## BEGIN INPUT ROWS

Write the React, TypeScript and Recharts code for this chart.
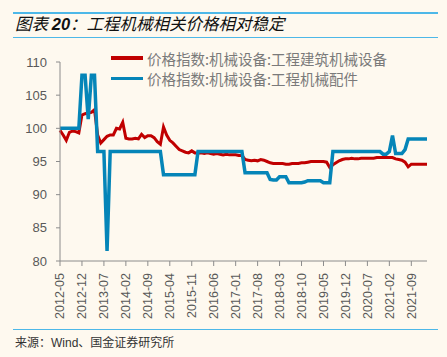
import { LineChart, Line, XAxis, YAxis } from 'recharts';

// monthly categories 2012-05 .. 2022-02
const months: string[] = [];
for (let i = 0; i < 118; i++) {
  const m = 4 + i;
  const y = 2012 + Math.floor(m / 12);
  months.push(`${y}-${String((m % 12) + 1).padStart(2, '0')}`);
}

// 价格指数:机械设备:工程建筑机械设备
const constructionMachinery = [
  99.7, 99.0, 98.2, 99.4, 99.6, 99.5, 99.3, 102.0, 102.2, 102.3,
  102.4, 102.8, 99.0, 97.8, 98.3, 98.8, 99.0, 99.0, 100.0, 99.9,
  100.9, 98.5, 98.4, 98.4, 98.5, 98.4, 99.1, 98.6, 98.9, 98.9,
  98.6, 98.0, 97.6, 100.2, 99.0, 98.2, 97.8, 97.3, 96.8, 96.6,
  96.4, 96.3, 96.6, 96.3, 96.3, 96.3, 96.2, 96.3, 96.2, 96.1,
  96.2, 96.1, 96.0, 96.1, 96.0, 96.0, 96.0, 95.9, 95.9, 95.3,
  95.2, 95.1, 95.2, 95.1, 95.3, 95.2, 95.0, 94.8, 94.7, 94.7,
  94.7, 94.7, 94.6, 94.6, 94.7, 94.7, 94.7, 94.8, 94.8, 94.9,
  95.0, 95.0, 95.0, 95.0, 95.0, 94.9, 94.1, 94.5, 94.8, 95.1,
  95.3, 95.4, 95.4, 95.5, 95.4, 95.4, 95.5, 95.5, 95.5, 95.5,
  95.5, 95.6, 95.6, 95.6, 95.6, 95.6, 95.6, 95.4, 95.3, 95.2,
  94.9, 94.2, 94.6, 94.6, 94.6, 94.6, 94.6, 94.6,
];

// 价格指数:机械设备:工程机械配件
const machineryParts = [
  100, 100, 100, 100, 100, 100, 100, 108, 108, 101.4,
  108, 108, 96.5, 96.5, 96.5, 81.5, 96.5, 96.5, 96.5, 96.5,
  96.5, 96.5, 96.5, 96.5, 96.5, 96.5, 96.5, 96.5, 96.5, 96.5,
  96.5, 96.5, 96.5, 93, 93, 93, 93, 93, 93, 93,
  93, 93, 93, 93, 96.5, 96.5, 96.5, 96.5, 96.5, 96.5,
  96.5, 96.5, 96.5, 96.5, 96.5, 96.5, 96.5, 96.5, 96.5, 93.3,
  93.3, 93.3, 93.3, 93.3, 93.3, 93.3, 93.3, 92.3, 92.2, 92.2,
  92.7, 92.7, 92.7, 91.8, 91.8, 91.8, 91.8, 91.8, 91.9, 92.1,
  92.1, 92.1, 92.1, 92.1, 91.8, 91.8, 91.8, 96.5, 96.5, 96.5,
  96.5, 96.5, 96.5, 96.5, 96.5, 96.5, 96.5, 96.5, 96.5, 96.5,
  96.5, 96.5, 96.5, 96.1, 96.1, 96.5, 98.9, 96.2, 96.2, 96.2,
  96.8, 98.4, 98.4, 98.4, 98.4, 98.4, 98.4, 98.4,
];

const yTicks = [80, 85, 90, 95, 100, 105, 110];

const seriesNames = ['价格指数:机械设备:工程建筑机械设备', '价格指数:机械设备:工程机械配件'];
const seriesColors = ['#c00000', '#0585b8'];

const data = months.map((m, i) => ({
  month: m,
  construction: constructionMachinery[i],
  parts: machineryParts[i],
}));

const rule = '#4db8e8';
const cjk = '"Noto Sans CJK SC", sans-serif';

function MonthTick(props: any) {
  const { x, y, payload } = props;
  return (
    <g transform={`translate(${x},${y})`}>
      <text
        transform="rotate(-90)"
        x={-5}
        dy="0.35em"
        textAnchor="end"
        fill="#595959"
        fontSize={12.5}
        fontFamily="Liberation Sans, Arial, sans-serif"
      >
        {payload.value}
      </text>
    </g>
  );
}

export default function App() {
  return (
    <div style={{ position: 'absolute', left: 0, top: 0, width: 447, height: 357, background: '#fef9ef', overflow: 'hidden' }}>
      {/* header rules + title */}
      <div style={{ position: 'absolute', left: 13, top: 12, width: 425, height: 1.5, background: rule }} />
      <div style={{
        position: 'absolute', left: 15, top: 14, lineHeight: '18px', fontSize: 16.5,
        fontFamily: cjk, fontStyle: 'italic', color: '#111', whiteSpace: 'nowrap',
      }}>
        图表 <span style={{ fontFamily: 'Liberation Sans, Arial', fontWeight: 'bold' }}>20</span>：工程机械相关价格相对稳定
      </div>
      <div style={{ position: 'absolute', left: 13, top: 36.5, width: 425, height: 1.5, background: rule }} />

      <div style={{ position: 'absolute', left: 0, top: 0 }}>
        <LineChart width={447} height={357} data={data} margin={{ top: 62, right: 20, bottom: 36, left: 0 }}>
          <XAxis
            dataKey="month"
            interval={6}
            tickSize={5}
            tickMargin={2}
            height={60}
            stroke="#8c8c8c"
            tick={<MonthTick />}
          />
          <YAxis
            domain={[80, 110]}
            ticks={yTicks}
            width={60}
            tickSize={4}
            tickMargin={9}
            stroke="#8c8c8c"
            tick={{ fill: '#595959', fontSize: 13, fontFamily: 'Liberation Sans, Arial, sans-serif' }}
          />
          <Line type="linear" dataKey="construction" stroke={seriesColors[0]} strokeWidth={3} dot={false} isAnimationActive={false} />
          <Line type="linear" dataKey="parts" stroke={seriesColors[1]} strokeWidth={3.5} dot={false} isAnimationActive={false} />
        </LineChart>
      </div>

      {/* legend */}
      {seriesNames.map((name, i) => (
        <div key={name} style={{ position: 'absolute', left: 111, top: 48 + i * 20.5, height: 20, display: 'flex', alignItems: 'center' }}>
          <div style={{ width: 32, height: 3.5, background: seriesColors[i] }} />
          <span style={{ marginLeft: 4, fontSize: 14.5, fontFamily: cjk, color: '#7a7a7a', whiteSpace: 'nowrap' }}>{name}</span>
        </div>
      ))}

      {/* footer */}
      <div style={{ position: 'absolute', left: 13, top: 328.5, width: 425, height: 1.5, background: rule }} />
      <div style={{ position: 'absolute', left: 15, top: 334, lineHeight: '16px', fontSize: 12, fontFamily: cjk, color: '#333', whiteSpace: 'nowrap' }}>
        来源：<span style={{ fontFamily: 'Liberation Sans, Arial' }}>Wind</span>、国金证券研究所
      </div>
    </div>
  );
}
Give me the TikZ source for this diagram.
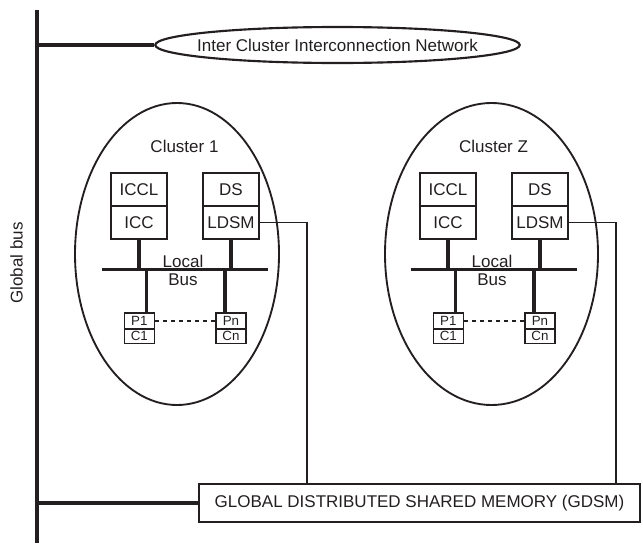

## END INPUT ROWS

§ **STATED PROBLEM**: Print every entry above again without changing a word, and omit the pictures.

§ **FINAL ANSWER**:
Write the React, TypeScript and Recharts code for this chart.
import { LineChart, Line, XAxis, YAxis } from 'recharts';

// monthly categories 2012-05 .. 2022-02
const months: string[] = [];
for (let i = 0; i < 118; i++) {
  const m = 4 + i;
  const y = 2012 + Math.floor(m / 12);
  months.push(`${y}-${String((m % 12) + 1).padStart(2, '0')}`);
}

// 价格指数:机械设备:工程建筑机械设备
const constructionMachinery = [
  99.7, 99.0, 98.2, 99.4, 99.6, 99.5, 99.3, 102.0, 102.2, 102.3,
  102.4, 102.8, 99.0, 97.8, 98.3, 98.8, 99.0, 99.0, 100.0, 99.9,
  100.9, 98.5, 98.4, 98.4, 98.5, 98.4, 99.1, 98.6, 98.9, 98.9,
  98.6, 98.0, 97.6, 100.2, 99.0, 98.2, 97.8, 97.3, 96.8, 96.6,
  96.4, 96.3, 96.6, 96.3, 96.3, 96.3, 96.2, 96.3, 96.2, 96.1,
  96.2, 96.1, 96.0, 96.1, 96.0, 96.0, 96.0, 95.9, 95.9, 95.3,
  95.2, 95.1, 95.2, 95.1, 95.3, 95.2, 95.0, 94.8, 94.7, 94.7,
  94.7, 94.7, 94.6, 94.6, 94.7, 94.7, 94.7, 94.8, 94.8, 94.9,
  95.0, 95.0, 95.0, 95.0, 95.0, 94.9, 94.1, 94.5, 94.8, 95.1,
  95.3, 95.4, 95.4, 95.5, 95.4, 95.4, 95.5, 95.5, 95.5, 95.5,
  95.5, 95.6, 95.6, 95.6, 95.6, 95.6, 95.6, 95.4, 95.3, 95.2,
  94.9, 94.2, 94.6, 94.6, 94.6, 94.6, 94.6, 94.6,
];

// 价格指数:机械设备:工程机械配件
const machineryParts = [
  100, 100, 100, 100, 100, 100, 100, 108, 108, 101.4,
  108, 108, 96.5, 96.5, 96.5, 81.5, 96.5, 96.5, 96.5, 96.5,
  96.5, 96.5, 96.5, 96.5, 96.5, 96.5, 96.5, 96.5, 96.5, 96.5,
  96.5, 96.5, 96.5, 93, 93, 93, 93, 93, 93, 93,
  93, 93, 93, 93, 96.5, 96.5, 96.5, 96.5, 96.5, 96.5,
  96.5, 96.5, 96.5, 96.5, 96.5, 96.5, 96.5, 96.5, 96.5, 93.3,
  93.3, 93.3, 93.3, 93.3, 93.3, 93.3, 93.3, 92.3, 92.2, 92.2,
  92.7, 92.7, 92.7, 91.8, 91.8, 91.8, 91.8, 91.8, 91.9, 92.1,
  92.1, 92.1, 92.1, 92.1, 91.8, 91.8, 91.8, 96.5, 96.5, 96.5,
  96.5, 96.5, 96.5, 96.5, 96.5, 96.5, 96.5, 96.5, 96.5, 96.5,
  96.5, 96.5, 96.5, 96.1, 96.1, 96.5, 98.9, 96.2, 96.2, 96.2,
  96.8, 98.4, 98.4, 98.4, 98.4, 98.4, 98.4, 98.4,
];

const yTicks = [80, 85, 90, 95, 100, 105, 110];

const seriesNames = ['价格指数:机械设备:工程建筑机械设备', '价格指数:机械设备:工程机械配件'];
const seriesColors = ['#c00000', '#0585b8'];

const data = months.map((m, i) => ({
  month: m,
  construction: constructionMachinery[i],
  parts: machineryParts[i],
}));

const rule = '#4db8e8';
const cjk = '"Noto Sans CJK SC", sans-serif';

function MonthTick(props: any) {
  const { x, y, payload } = props;
  return (
    <g transform={`translate(${x},${y})`}>
      <text
        transform="rotate(-90)"
        x={-5}
        dy="0.35em"
        textAnchor="end"
        fill="#595959"
        fontSize={12.5}
        fontFamily="Liberation Sans, Arial, sans-serif"
      >
        {payload.value}
      </text>
    </g>
  );
}

export default function App() {
  return (
    <div style={{ position: 'absolute', left: 0, top: 0, width: 447, height: 357, background: '#fef9ef', overflow: 'hidden' }}>
      {/* header rules + title */}
      <div style={{ position: 'absolute', left: 13, top: 12, width: 425, height: 1.5, background: rule }} />
      <div style={{
        position: 'absolute', left: 15, top: 14, lineHeight: '18px', fontSize: 16.5,
        fontFamily: cjk, fontStyle: 'italic', color: '#111', whiteSpace: 'nowrap',
      }}>
        图表 <span style={{ fontFamily: 'Liberation Sans, Arial', fontWeight: 'bold' }}>20</span>：工程机械相关价格相对稳定
      </div>
      <div style={{ position: 'absolute', left: 13, top: 36.5, width: 425, height: 1.5, background: rule }} />

      <div style={{ position: 'absolute', left: 0, top: 0 }}>
        <LineChart width={447} height={357} data={data} margin={{ top: 62, right: 20, bottom: 36, left: 0 }}>
          <XAxis
            dataKey="month"
            interval={6}
            tickSize={5}
            tickMargin={2}
            height={60}
            stroke="#8c8c8c"
            tick={<MonthTick />}
          />
          <YAxis
            domain={[80, 110]}
            ticks={yTicks}
            width={60}
            tickSize={4}
            tickMargin={9}
            stroke="#8c8c8c"
            tick={{ fill: '#595959', fontSize: 13, fontFamily: 'Liberation Sans, Arial, sans-serif' }}
          />
          <Line type="linear" dataKey="construction" stroke={seriesColors[0]} strokeWidth={3} dot={false} isAnimationActive={false} />
          <Line type="linear" dataKey="parts" stroke={seriesColors[1]} strokeWidth={3.5} dot={false} isAnimationActive={false} />
        </LineChart>
      </div>

      {/* legend */}
      {seriesNames.map((name, i) => (
        <div key={name} style={{ position: 'absolute', left: 111, top: 48 + i * 20.5, height: 20, display: 'flex', alignItems: 'center' }}>
          <div style={{ width: 32, height: 3.5, background: seriesColors[i] }} />
          <span style={{ marginLeft: 4, fontSize: 14.5, fontFamily: cjk, color: '#7a7a7a', whiteSpace: 'nowrap' }}>{name}</span>
        </div>
      ))}

      {/* footer */}
      <div style={{ position: 'absolute', left: 13, top: 328.5, width: 425, height: 1.5, background: rule }} />
      <div style={{ position: 'absolute', left: 15, top: 334, lineHeight: '16px', fontSize: 12, fontFamily: cjk, color: '#333', whiteSpace: 'nowrap' }}>
        来源：<span style={{ fontFamily: 'Liberation Sans, Arial' }}>Wind</span>、国金证券研究所
      </div>
    </div>
  );
}
Give me the TikZ source for this diagram.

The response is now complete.